必要な書類がすべて揃ったら、地域の保健所へ提出します。

ステップ3:現地検査の実施

保健所による現地検査が行われます。検査では、施設が旅館業法で定められた基準に適合しているかどうかを確認します。特に、施設の衛生状態や設備の安全性、周囲環境との調和が重視されます。

ステップ4:許可証の交付

現地検査で問題がなければ、1週間ほどで許可証が交付されます。ただし、保育園や学校などが近くにある場合は、1ヶ月ほどかかることもあります。

4. 施設運営の注意点

許可を得て営業を開始した後も、法令に基づいた営業が求められます。特に、以下の点に注意してください。

・宿泊拒否の禁止: 法令に定める場合を除き、宿泊を拒むことはできません。

・宿泊者名簿の備付け: 宿泊者の氏名や住所、職業などを記録する名簿を常備し、適切に管理する必要があります。外国人宿泊者の場合は、国籍やパスポート番号も記載し、パスポートのコピーを保存しなければなりません。
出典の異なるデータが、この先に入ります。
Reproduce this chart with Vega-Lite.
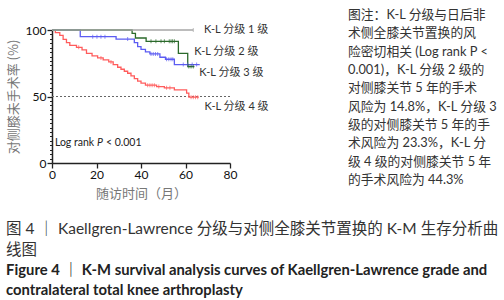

・営業許可証の掲示: 玄関やフロントなどの目立つ場所に、営業許可証を掲示する義務があります。

これらの要件を満たすことは、衛生的かつ安全な施設運営に必要不可欠です。

5. 設備基準と規制について

旅館業を営むには、設備基準も重要なポイントです。施設は、旅館業法で定められた構造設備基準に適合していなければなりません。具体的には、以下のような点が挙げられます。

・客室の広さ:各客室の面積が一定以上であること。

・換気や採光、照明設備:快適な環境を維持するために、適切な換気、採光、照明設備が設置されていること。

・トイレや浴室の設置:衛生的なトイレや浴室が設置されていることが必要です。

・防火設備:消防法に基づいた防火設備が整っていることも重要です。

施設がこれらの基準を満たさなければ、許可は下りません。特に、新築や改装を行う場合には、これらの基準を十分に考慮した設計が求められます。

6. まとめ

旅館業許可を取得するためには、様々な書類や手続きが必要です。しかし、これらの手続きをしっかりと行うことで、安全で快適な宿泊施設を提供することができます。

特に沖縄県や東京都での観光業が活発な地域では、法令を遵守し、質の高いサービスを提供することが競争力を高める鍵となります。旅館業を営む際には、常に法令を意識し、適切な手続きを怠らないよう心掛けましょう。

もし手続きに不安がある場合は、専門の行政書士に相談することで、スムーズに許可を取得できるようサポートを受けることが可能です。旅館業許可の申請は一見複雑に見えますが、しっかりとした準備と手続きで成功への第一歩を踏み出しましょう。